Comment by behnamoh

6 months ago

While Tokasaurus’s Async-TP shows impressive throughput gains, it seems over-engineered for common use cases. The CPU overhead from async tensor parallelism only pays off at 6k+ token batches, and you need NVLink-connected GPUs to see real benefits. Most prod deployments don’t need this complexity — you’re better off with simpler approaches unless you’re specifically optimizing for massive batch throughput. The adaptive manager skipping “optional” tasks under load also feels concerning from a reliability perspective.

7 comments

behnamoh

YetAnotherNick 6 months ago

Depends on what production means for you. This is useful for batch production jobs.

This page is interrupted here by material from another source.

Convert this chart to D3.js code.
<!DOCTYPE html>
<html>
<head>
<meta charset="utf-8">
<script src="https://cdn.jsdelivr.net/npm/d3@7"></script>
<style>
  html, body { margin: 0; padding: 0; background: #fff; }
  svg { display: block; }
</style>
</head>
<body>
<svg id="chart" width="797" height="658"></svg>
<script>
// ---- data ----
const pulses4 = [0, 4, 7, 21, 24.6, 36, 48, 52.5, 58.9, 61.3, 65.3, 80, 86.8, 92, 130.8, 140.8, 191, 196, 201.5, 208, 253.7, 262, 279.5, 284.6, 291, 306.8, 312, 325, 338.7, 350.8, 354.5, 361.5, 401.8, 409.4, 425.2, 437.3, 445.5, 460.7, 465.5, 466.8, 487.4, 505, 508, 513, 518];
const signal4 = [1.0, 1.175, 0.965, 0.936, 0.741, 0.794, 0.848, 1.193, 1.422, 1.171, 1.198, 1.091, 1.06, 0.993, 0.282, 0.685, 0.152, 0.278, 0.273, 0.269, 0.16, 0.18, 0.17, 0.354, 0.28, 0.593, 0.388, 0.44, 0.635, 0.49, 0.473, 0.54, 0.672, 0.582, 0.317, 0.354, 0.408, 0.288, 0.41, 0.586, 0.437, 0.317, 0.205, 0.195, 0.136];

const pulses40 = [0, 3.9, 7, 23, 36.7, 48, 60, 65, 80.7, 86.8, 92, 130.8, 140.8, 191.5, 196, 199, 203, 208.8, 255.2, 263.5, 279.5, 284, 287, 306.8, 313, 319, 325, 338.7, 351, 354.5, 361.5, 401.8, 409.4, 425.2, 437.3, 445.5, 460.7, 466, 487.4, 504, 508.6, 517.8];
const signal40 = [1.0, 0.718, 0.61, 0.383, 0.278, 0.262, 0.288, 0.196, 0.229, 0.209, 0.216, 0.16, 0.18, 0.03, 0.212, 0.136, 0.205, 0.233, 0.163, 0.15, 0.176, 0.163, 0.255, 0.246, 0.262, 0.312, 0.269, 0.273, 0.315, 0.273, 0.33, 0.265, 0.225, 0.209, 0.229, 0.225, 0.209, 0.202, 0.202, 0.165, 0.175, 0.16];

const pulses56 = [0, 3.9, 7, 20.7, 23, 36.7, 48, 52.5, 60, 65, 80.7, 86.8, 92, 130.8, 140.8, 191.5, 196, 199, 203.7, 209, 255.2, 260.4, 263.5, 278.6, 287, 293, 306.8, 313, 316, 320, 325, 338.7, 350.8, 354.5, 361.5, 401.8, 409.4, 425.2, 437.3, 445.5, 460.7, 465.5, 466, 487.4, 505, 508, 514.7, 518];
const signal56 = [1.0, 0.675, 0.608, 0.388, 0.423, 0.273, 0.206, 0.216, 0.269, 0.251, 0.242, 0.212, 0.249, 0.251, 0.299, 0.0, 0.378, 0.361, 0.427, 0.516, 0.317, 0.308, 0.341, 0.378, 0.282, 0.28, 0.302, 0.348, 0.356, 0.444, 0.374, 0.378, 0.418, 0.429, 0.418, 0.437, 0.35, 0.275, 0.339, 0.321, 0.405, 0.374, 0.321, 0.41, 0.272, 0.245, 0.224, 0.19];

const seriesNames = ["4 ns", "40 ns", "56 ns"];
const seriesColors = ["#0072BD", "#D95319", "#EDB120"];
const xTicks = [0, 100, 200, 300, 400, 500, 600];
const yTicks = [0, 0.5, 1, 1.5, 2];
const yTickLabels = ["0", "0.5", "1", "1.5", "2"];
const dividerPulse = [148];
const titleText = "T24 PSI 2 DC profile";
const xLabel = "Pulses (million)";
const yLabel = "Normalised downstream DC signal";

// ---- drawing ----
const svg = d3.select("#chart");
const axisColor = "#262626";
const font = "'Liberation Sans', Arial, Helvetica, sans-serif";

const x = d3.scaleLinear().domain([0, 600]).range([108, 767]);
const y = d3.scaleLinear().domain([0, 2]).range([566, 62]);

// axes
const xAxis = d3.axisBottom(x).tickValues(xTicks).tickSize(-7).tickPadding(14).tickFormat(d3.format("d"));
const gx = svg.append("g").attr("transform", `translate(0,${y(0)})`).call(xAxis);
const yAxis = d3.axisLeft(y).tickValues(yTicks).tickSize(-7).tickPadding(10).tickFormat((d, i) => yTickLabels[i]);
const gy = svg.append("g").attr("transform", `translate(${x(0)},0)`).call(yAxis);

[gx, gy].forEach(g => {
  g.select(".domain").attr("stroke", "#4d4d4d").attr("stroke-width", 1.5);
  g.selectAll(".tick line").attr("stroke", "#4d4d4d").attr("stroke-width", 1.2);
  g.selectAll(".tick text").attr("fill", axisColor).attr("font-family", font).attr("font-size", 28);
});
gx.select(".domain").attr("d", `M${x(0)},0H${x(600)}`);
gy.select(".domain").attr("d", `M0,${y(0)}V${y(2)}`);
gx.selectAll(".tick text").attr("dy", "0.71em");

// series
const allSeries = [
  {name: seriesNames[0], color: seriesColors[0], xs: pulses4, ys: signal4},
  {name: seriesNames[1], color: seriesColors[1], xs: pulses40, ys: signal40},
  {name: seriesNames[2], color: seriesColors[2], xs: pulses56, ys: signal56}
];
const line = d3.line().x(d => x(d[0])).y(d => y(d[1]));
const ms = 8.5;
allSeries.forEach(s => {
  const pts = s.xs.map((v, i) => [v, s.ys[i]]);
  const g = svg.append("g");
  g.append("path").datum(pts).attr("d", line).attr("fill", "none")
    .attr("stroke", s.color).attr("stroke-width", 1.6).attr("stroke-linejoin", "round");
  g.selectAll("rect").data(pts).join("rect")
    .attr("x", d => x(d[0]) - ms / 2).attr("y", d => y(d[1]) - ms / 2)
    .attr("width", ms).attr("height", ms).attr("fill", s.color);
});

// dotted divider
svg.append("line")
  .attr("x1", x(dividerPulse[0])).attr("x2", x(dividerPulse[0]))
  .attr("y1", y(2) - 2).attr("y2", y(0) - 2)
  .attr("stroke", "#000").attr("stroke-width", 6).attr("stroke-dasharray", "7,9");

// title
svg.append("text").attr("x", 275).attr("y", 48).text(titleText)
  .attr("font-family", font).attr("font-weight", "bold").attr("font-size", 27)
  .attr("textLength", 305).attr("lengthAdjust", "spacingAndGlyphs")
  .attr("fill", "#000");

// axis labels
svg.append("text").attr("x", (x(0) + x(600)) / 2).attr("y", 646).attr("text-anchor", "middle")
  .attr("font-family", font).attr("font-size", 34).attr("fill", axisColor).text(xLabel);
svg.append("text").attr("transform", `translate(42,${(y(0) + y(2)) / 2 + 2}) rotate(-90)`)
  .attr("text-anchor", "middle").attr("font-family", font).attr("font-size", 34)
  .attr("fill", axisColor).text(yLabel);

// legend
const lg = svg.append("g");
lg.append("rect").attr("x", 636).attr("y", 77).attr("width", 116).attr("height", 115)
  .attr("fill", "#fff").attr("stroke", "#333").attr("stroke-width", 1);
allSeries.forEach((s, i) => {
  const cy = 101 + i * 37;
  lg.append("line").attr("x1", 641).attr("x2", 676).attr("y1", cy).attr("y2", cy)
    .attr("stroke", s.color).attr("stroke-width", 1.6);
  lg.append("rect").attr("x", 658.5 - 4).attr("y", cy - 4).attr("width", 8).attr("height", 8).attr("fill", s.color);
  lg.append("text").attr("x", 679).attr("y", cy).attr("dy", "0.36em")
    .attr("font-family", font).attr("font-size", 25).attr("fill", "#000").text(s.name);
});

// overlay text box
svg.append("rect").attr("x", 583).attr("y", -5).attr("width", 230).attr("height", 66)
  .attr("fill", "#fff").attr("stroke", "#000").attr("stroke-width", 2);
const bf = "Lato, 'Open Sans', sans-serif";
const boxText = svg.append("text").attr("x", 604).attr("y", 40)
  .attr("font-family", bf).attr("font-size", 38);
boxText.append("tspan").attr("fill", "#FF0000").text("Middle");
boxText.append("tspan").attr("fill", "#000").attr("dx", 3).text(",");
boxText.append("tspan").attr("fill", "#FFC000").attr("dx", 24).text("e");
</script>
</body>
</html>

Also, this seems very useful for generating synthetic data or labelling a bunch of data. 6k batch size is small for data labelling.

cpard 6 months ago
How big of a use case is synthetic data generation? I’m curious as I see a lot about it coming from academic projects but I haven’t seen much related to commercial use cases
- electroglyph 6 months ago
  
  tiny NNs distilled from LLMs can produce some amazing results, i'm surprised it's not more common tbh
  
  1 reply →

bjt12345 6 months ago

Buy surely next years production deployments will be very different to right now, with different use cases...etc

jdiff 6 months ago

Sure. Things change over time. Is there a reason to believe they'd be different in such a way that this would be more useful than in today's landscape? I haven't seen such a forecast myself.